__Problem statement__:
Line by line, repeat the data below exactly, beginning at the first line and ending at the line with "countries with the". Omit pictures.
================================
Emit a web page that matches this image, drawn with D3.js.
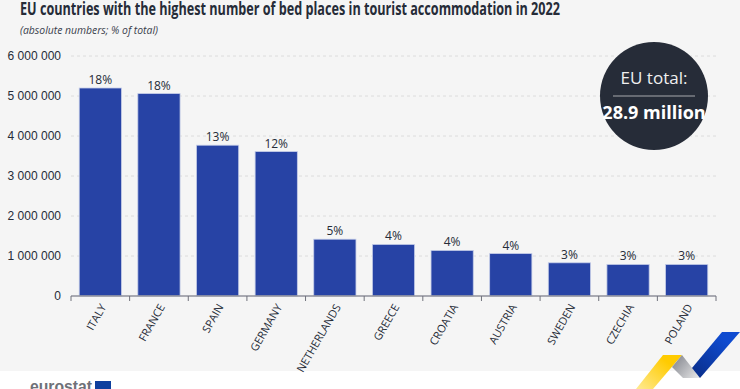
<!DOCTYPE html>
<html>
<head>
<meta charset="utf-8">
<script src="https://cdn.jsdelivr.net/npm/d3@7"></script>
<style>
  html, body { margin: 0; padding: 0; background: #fff; }
  svg { display: block; }
  text { font-family: "Liberation Sans Narrow", "Open Sans", sans-serif; }
</style>
</head>
<body>
<div id="chart"></div>
<script>
"use strict";

const countries = ["ITALY", "FRANCE", "SPAIN", "GERMANY", "NETHERLANDS", "GREECE", "CROATIA", "AUSTRIA", "SWEDEN", "CZECHIA", "POLAND"];
const bedPlaces = [5200000, 5060000, 3770000, 3610000, 1420000, 1290000, 1140000, 1060000, 830000, 790000, 790000];
const shares = ["18%", "18%", "13%", "12%", "5%", "4%", "4%", "4%", "3%", "3%", "3%"];
const yTicks = [0, 1000000, 2000000, 3000000, 4000000, 5000000, 6000000];

const svgWidth = 740,
    svgHeight = 389;

const margin = { top: 56, right: 24, bottom: 93, left: 71 },
    width = svgWidth - margin.left - margin.right,
    height = svgHeight - margin.top - margin.bottom;

const svg = d3.select("#chart").append("svg")
    .attr("width", svgWidth)
    .attr("height", svgHeight);

// grey panel
svg.append("rect")
    .attr("width", svgWidth)
    .attr("height", 371)
    .attr("fill", "#f5f5f5");

svg.append("text")
    .attr("x", 20).attr("y", 15)
    .attr("font-size", 17).attr("font-weight", 700)
    .attr("fill", "#262c38")
    .attr("textLength", 540).attr("lengthAdjust", "spacingAndGlyphs")
    .text("EU countries with the highest number of bed places in tourist accommodation in 2022");

svg.append("text")
    .attr("x", 20).attr("y", 34)
    .attr("font-size", 11).attr("font-style", "italic")
    .attr("fill", "#3a404c")
    .attr("textLength", 138).attr("lengthAdjust", "spacingAndGlyphs")
    .text("(absolute numbers; % of total)");

const x = d3.scaleBand().domain(countries).range([0, width]).paddingInner(0.28).paddingOuter(0.14);
const y = d3.scaleLinear().domain([0, 6000000]).range([height, 0]);

const plot = svg.append("g")
    .attr("transform", "translate(" + margin.left + "," + margin.top + ")");

// dashed grid
plot.append("g").selectAll("line")
    .data(yTicks.filter(d => d > 0))
    .enter().append("line")
    .attr("x1", 0).attr("x2", width)
    .attr("y1", d => y(d)).attr("y2", d => y(d))
    .attr("stroke", "#dcdcdc").attr("stroke-dasharray", "3,3");

const fmt = d => d3.format(",")(d).replace(/,/g, " ");

const yAxis = plot.append("g")
    .call(d3.axisLeft(y).tickValues(yTicks).tickFormat(fmt).tickSize(0).tickPadding(10));
yAxis.select(".domain").remove();
yAxis.selectAll("text")
    .attr("font-size", 12).attr("fill", "#262c38")
    .style("font-family", "inherit");

// bars
plot.append("g").selectAll("rect")
    .data(countries)
    .enter().append("rect")
    .attr("x", d => x(d))
    .attr("y", (d, i) => y(bedPlaces[i]))
    .attr("width", x.bandwidth())
    .attr("height", (d, i) => height - y(bedPlaces[i]))
    .attr("fill", "#2743a5")
    .attr("stroke", "#c5cde8").attr("stroke-width", 0.8);

// % labels
plot.append("g").selectAll("text")
    .data(countries)
    .enter().append("text")
    .attr("x", d => x(d) + x.bandwidth() / 2)
    .attr("y", (d, i) => y(bedPlaces[i]) - 4)
    .attr("text-anchor", "middle")
    .attr("font-size", 12).attr("fill", "#262c38")
    .text((d, i) => shares[i]);

// x axis, ticks sit between the bands
const xAxis = plot.append("g").attr("transform", "translate(0," + height + ")");
xAxis.append("line")
    .attr("x1", 0).attr("x2", width)
    .attr("stroke", "#8f919b").attr("stroke-width", 1.5);
xAxis.selectAll(".tk")
    .data(d3.range(countries.length + 1))
    .enter().append("line")
    .attr("class", "tk")
    .attr("x1", d => d * x.step()).attr("x2", d => d * x.step())
    .attr("y1", 0).attr("y2", 5)
    .attr("stroke", "#70727c");
xAxis.selectAll("text")
    .data(countries)
    .enter().append("text")
    .attr("transform", d => "translate(" + (x(d) + x.bandwidth() / 2 + 3) + ",9) rotate(-60)")
    .attr("text-anchor", "end")
    .attr("dy", "0.35em")
    .attr("font-size", 11).attr("fill", "#262c38")
    .text(d => d);

// EU total badge
const badge = svg.append("g").attr("transform", "translate(654,96)");
badge.append("circle").attr("r", 54).attr("fill", "#262c38");
badge.append("line").attr("x1", -41).attr("x2", 41)
    .attr("stroke", "#c8c9cc").attr("stroke-width", 0.8);
badge.append("text").attr("y", -12).attr("text-anchor", "middle")
    .attr("font-size", 17).attr("fill", "#f0f0f0").text("EU total:");
badge.append("text").attr("y", 23).attr("text-anchor", "middle")
    .attr("font-size", 18).attr("font-weight", 700).attr("fill", "#fff").text("28.9 million");

// eurostat logo
svg.append("text")
    .attr("x", 30).attr("y", 392)
    .attr("font-size", 17).attr("font-weight", 700)
    .style("font-family", "'Liberation Sans', sans-serif")
    .attr("fill", "#6f7178")
    .attr("textLength", 62).attr("lengthAdjust", "spacingAndGlyphs")
    .text("eurostat");
svg.append("rect").attr("x", 95).attr("y", 381).attr("width", 16).attr("height", 8).attr("fill", "#0e3f9e");

// corner ribbon
const defs = svg.append("defs");
const grad = (id, x1, y1, x2, y2, c1, c2) => {
    const g = defs.append("linearGradient").attr("id", id)
        .attr("gradientUnits", "userSpaceOnUse")
        .attr("x1", x1).attr("y1", y1).attr("x2", x2).attr("y2", y2);
    g.append("stop").attr("offset", "0%").attr("stop-color", c1);
    g.append("stop").attr("offset", "100%").attr("stop-color", c2);
};
grad("gYellow", 665, 360, 640, 389, "#ffcb00", "#ffe88a");
grad("gGrey", 675, 360, 700, 380, "#8d8f96", "#eeeeee");
grad("gBlue", 725, 340, 695, 375, "#0f4bd0", "#0a2f8c");
svg.append("path").attr("d", "M663,355L682,355L653,389L636,389Z").attr("fill", "url(#gYellow)");
svg.append("path").attr("d", "M682,355L700,378L683,378L672,367Z").attr("fill", "url(#gGrey)");
svg.append("path").attr("d", "M722,332L740,332L700,378L692,368Z").attr("fill", "url(#gBlue)");
</script>
</body>
</html>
================================
__Response to this task__:
Emit a web page that matches this image, drawn with D3.js.
<!DOCTYPE html>
<html>
<head>
<meta charset="utf-8">
<script src="https://cdn.jsdelivr.net/npm/d3@7"></script>
<style>
  html, body { margin: 0; padding: 0; background: #fff; }
  svg { display: block; }
  text { font-family: "Liberation Sans Narrow", "Open Sans", sans-serif; }
</style>
</head>
<body>
<div id="chart"></div>
<script>
"use strict";

const countries = ["ITALY", "FRANCE", "SPAIN", "GERMANY", "NETHERLANDS", "GREECE", "CROATIA", "AUSTRIA", "SWEDEN", "CZECHIA", "POLAND"];
const bedPlaces = [5200000, 5060000, 3770000, 3610000, 1420000, 1290000, 1140000, 1060000, 830000, 790000, 790000];
const shares = ["18%", "18%", "13%", "12%", "5%", "4%", "4%", "4%", "3%", "3%", "3%"];
const yTicks = [0, 1000000, 2000000, 3000000, 4000000, 5000000, 6000000];

const svgWidth = 740,
    svgHeight = 389;

const margin = { top: 56, right: 24, bottom: 93, left: 71 },
    width = svgWidth - margin.left - margin.right,
    height = svgHeight - margin.top - margin.bottom;

const svg = d3.select("#chart").append("svg")
    .attr("width", svgWidth)
    .attr("height", svgHeight);

// grey panel
svg.append("rect")
    .attr("width", svgWidth)
    .attr("height", 371)
    .attr("fill", "#f5f5f5");

svg.append("text")
    .attr("x", 20).attr("y", 15)
    .attr("font-size", 17).attr("font-weight", 700)
    .attr("fill", "#262c38")
    .attr("textLength", 540).attr("lengthAdjust", "spacingAndGlyphs")
    .text("EU countries with the highest number of bed places in tourist accommodation in 2022");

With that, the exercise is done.